L’avevano rapita. No, la stavano proteggendo. Per il suo bene. La vicenda di ‘Anoud al-Senussi, 20 anni, figlia dell’ex capo dei servizi segreti Abdallah al-Senussi, descrive molto bene la situazione di caos in cui versa la Libia, a due anni dalla fine dell’era Gheddafi. 

‘Anoud al-Senussi era rientrata in Libia dall’Algeria, il 4 ottobre 2012, per visitare il padre in carcere da un mese. Era stata arrestata e condannata a 10 mesi, come previsto dall’articolo 350 del codice penale, per ingresso nel Paese sotto falso nome. 

Alla fine della condanna, per la ragazza sono iniziati altri problemi. Un primo tentativo di rimetterla in libertà, l’8 agosto, è stato rinviato per motivi di sicurezza. Un secondo, il 26 agosto, è stato sospeso perché nel frattempo nella prigione di al-Baraka centinaia di detenuti in attesa di giudizio avevano dato vita a una rivolta.

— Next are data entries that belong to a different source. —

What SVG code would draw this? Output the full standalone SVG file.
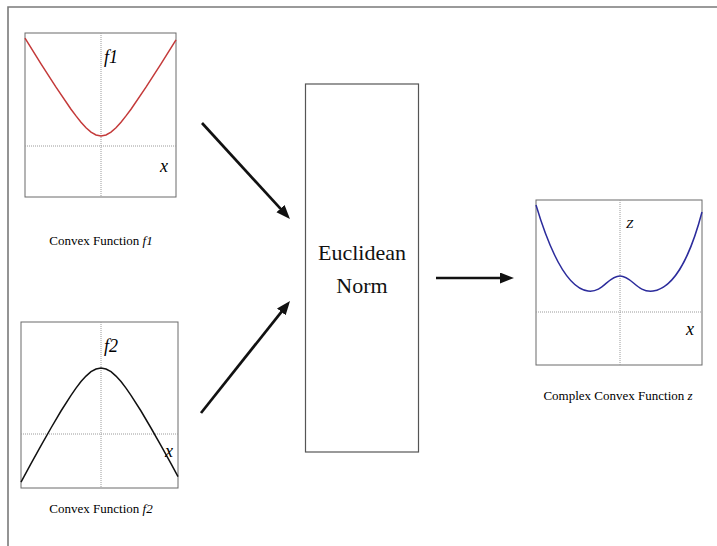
<svg xmlns="http://www.w3.org/2000/svg" width="717" height="546" viewBox="0 0 717 546">
<style>
.frame{stroke:#7a7a7a;stroke-width:1.6;fill:none}
.box{fill:#fff;stroke:#6a6a6a;stroke-width:1}
.axis{stroke:#9a9a9a;stroke-width:1;stroke-dasharray:1,1;fill:none}
.lbl{font-family:"Liberation Serif",serif;font-style:italic;fill:#000}
.cap{font-family:"Liberation Serif",serif;font-size:13px;fill:#000;text-anchor:middle}
.big{font-family:"Liberation Serif",serif;font-size:22px;fill:#111;text-anchor:middle}
.conn{stroke:#111;stroke-width:2.7;fill:none;marker-end:url(#ah)}
</style>
<defs>
<marker id="ah" markerUnits="userSpaceOnUse" markerWidth="15" markerHeight="12" refX="4" refY="5.5" orient="auto">
<path d="M0,0 L14,5.5 L0,11 z" fill="#111"/>
</marker>
</defs>
<rect width="717" height="546" fill="#fff"/>
<g id="frame">
<path class="frame" d="M8,546 L8,7 L717,7"/>
</g>
<g id="plot-f1">
<rect class="box" x="25" y="33" width="151" height="164"/>
<line class="axis" x1="101" y1="33" x2="101" y2="197"/>
<line class="axis" x1="25" y1="146" x2="176" y2="146"/>
<polyline fill="none" stroke="#c43a3a" stroke-width="1.5" points="25,38.2 41,63.8 56,87.2 71,109.2 76,115.9 81,122.2 86,127.7 91,132.1 96,135 101,136 106,135 111,132.1 116,127.7 121,122.2 126,115.9 131,109.2 146,87.2 161,63.8 176,39.8"/>
<text class="lbl" x="104" y="63" font-size="18">f1</text>
<text class="lbl" x="160" y="172" font-size="18">x</text>
<text class="cap" x="101" y="245">Convex Function <tspan font-style="italic">f1</tspan></text>
</g>
<g id="plot-f2">
<rect class="box" x="21" y="322" width="157" height="166"/>
<line class="axis" x1="101" y1="322" x2="101" y2="488"/>
<line class="axis" x1="21" y1="434" x2="178" y2="434"/>
<polyline fill="none" stroke="#111" stroke-width="1.5" points="21,482.1 31,463.7 41,445.6 51,428 61,411 71,395.3 76,388.1 81,381.6 86,376.1 91,371.7 96,369 101,368 106,369 111,371.7 116,376.1 121,381.6 126,388.1 131,395.3 141,411 151,428 161,445.6 171,463.7 178,476.6"/>
<text class="lbl" x="104" y="352" font-size="18">f2</text>
<text class="lbl" x="165" y="457" font-size="18">x</text>
<text class="cap" x="101" y="513">Convex Function <tspan font-style="italic">f2</tspan></text>
</g>
<g id="norm">
<rect x="305.5" y="84" width="113" height="368" fill="#fff" stroke="#555" stroke-width="1.2"/>
<text class="big" x="362" y="260">Euclidean</text>
<text class="big" x="362" y="293">Norm</text>
</g>
<g id="plot-z">
<rect class="box" x="536" y="200" width="166" height="165"/>
<line class="axis" x1="620" y1="200" x2="620" y2="365"/>
<line class="axis" x1="536" y1="312" x2="702" y2="312"/>
<path fill="none" stroke="#2c2c9c" stroke-width="1.5" d="M536,205 C548,245 565,288 588,291 C603,293 608,276 620,276 C632,276 637,293 653,291 C676,288 692,250 702,212"/>
<text class="lbl" x="626" y="228" font-size="13">Z</text>
<text class="lbl" x="686" y="335" font-size="18">x</text>
<text class="cap" x="618" y="400">Complex Convex Function <tspan font-style="italic">z</tspan></text>
</g>
<g id="connectors">
<line class="conn" x1="202" y1="123" x2="283.2" y2="211.6"/>
<line class="conn" x1="201" y1="413" x2="283.8" y2="308.8"/>
<line class="conn" x1="436" y1="278" x2="504" y2="278"/>
</g>
</svg>
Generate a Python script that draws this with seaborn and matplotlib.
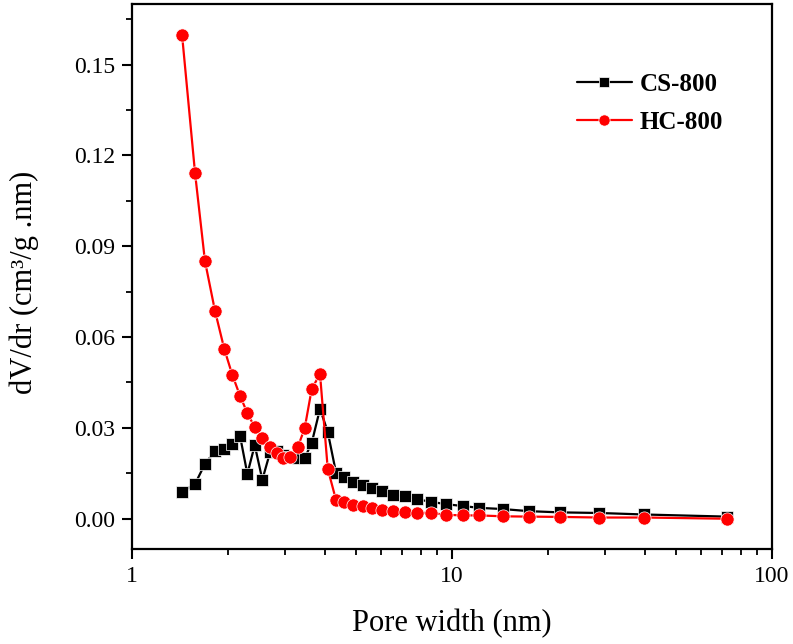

Il 2 settembre, terzo tentativo. Nelle prime ore del pomeriggio, i cancelli della prigione si aprono e ‘Anoud al-Senussi, scortata da tre auto della polizia giudiziaria, viene accompagnata all’aeroporto internazionale di Tripoli.

Alle 17, l’imboscata. Il piccolo convoglio viene fermato da un gruppo di uomini armati. Alcuni tengono a bada i poliziotti sparando ripetutamente colpi in aria. Altri sequestrano ‘Anoud al-Senussi.

Il ministro della Giustizia, Salah al-Marghani, convoca i giornalisti e lancia un appello a tutti i libici, soprattutto ai “rivoluzionari”, affinché collaborino a rintracciare la ragazza.

Due giorni dopo, il deputato Abdul Hadi Ahmed Ashrief rivela che ‘Anoud al-Senussi non è stata affatto rapita. O meglio, stava per essere rapita da un non meglio precisato gruppo. Ma sono intervenuti uomini alle dipendenze del Consiglio supremo della sicurezza, il quale dipende a sua volta dal ministero dell’Interno, che l’hanno portata in un “luogo assai sicuro” di Tripoli, dove si troverebbe insieme a due zie e a una sorella. Un post sul profilo Facebook della Prima unità di rinforzo speciale conferma di averla presa in consegna prima che la rapisse un gruppo rivale…

Il deputato Ashrief aggiunge che la ragazza sta benissimo ed è contenta e che l’ha incontrata personalmente (sempre su Facebook circola una foto del presunto incontro avvenuto nel “luogo assai sicuro”). Il messaggio è dunque tranquillizzante, soprattutto per la tribù Magarha, cui appartiene ‘Anud al-Senussi, che ha minacciato di interrompere il flusso di un fiume per impedire all’acqua di accedere a una regione della Libia occidentale. I Magarha avevano manifestato l’intenzione di andare direttamente loro a prendere ‘Anod al-Senussi, ma la richiesta era stata rifiutata dalle autorità…

La sera di venerdì, infine, la “liberazione”.

La Polizia giudiziaria (così come altre istituzioni del paese) è uscita fortemente indebolita dal conflitto armato del 2011, tanto che il ministero della Giustizia è stato costretto a integrarvi circa 10.000 uomini delle brigate armate che combatterono contro Gheddafi, privi di formazione ma pieni di vendetta.

Intanto, il 19 settembre è previsto l’inizio del processo contro Abdullah al-Senussi e Saif al Islam Gheddafi. Ne riparleremo.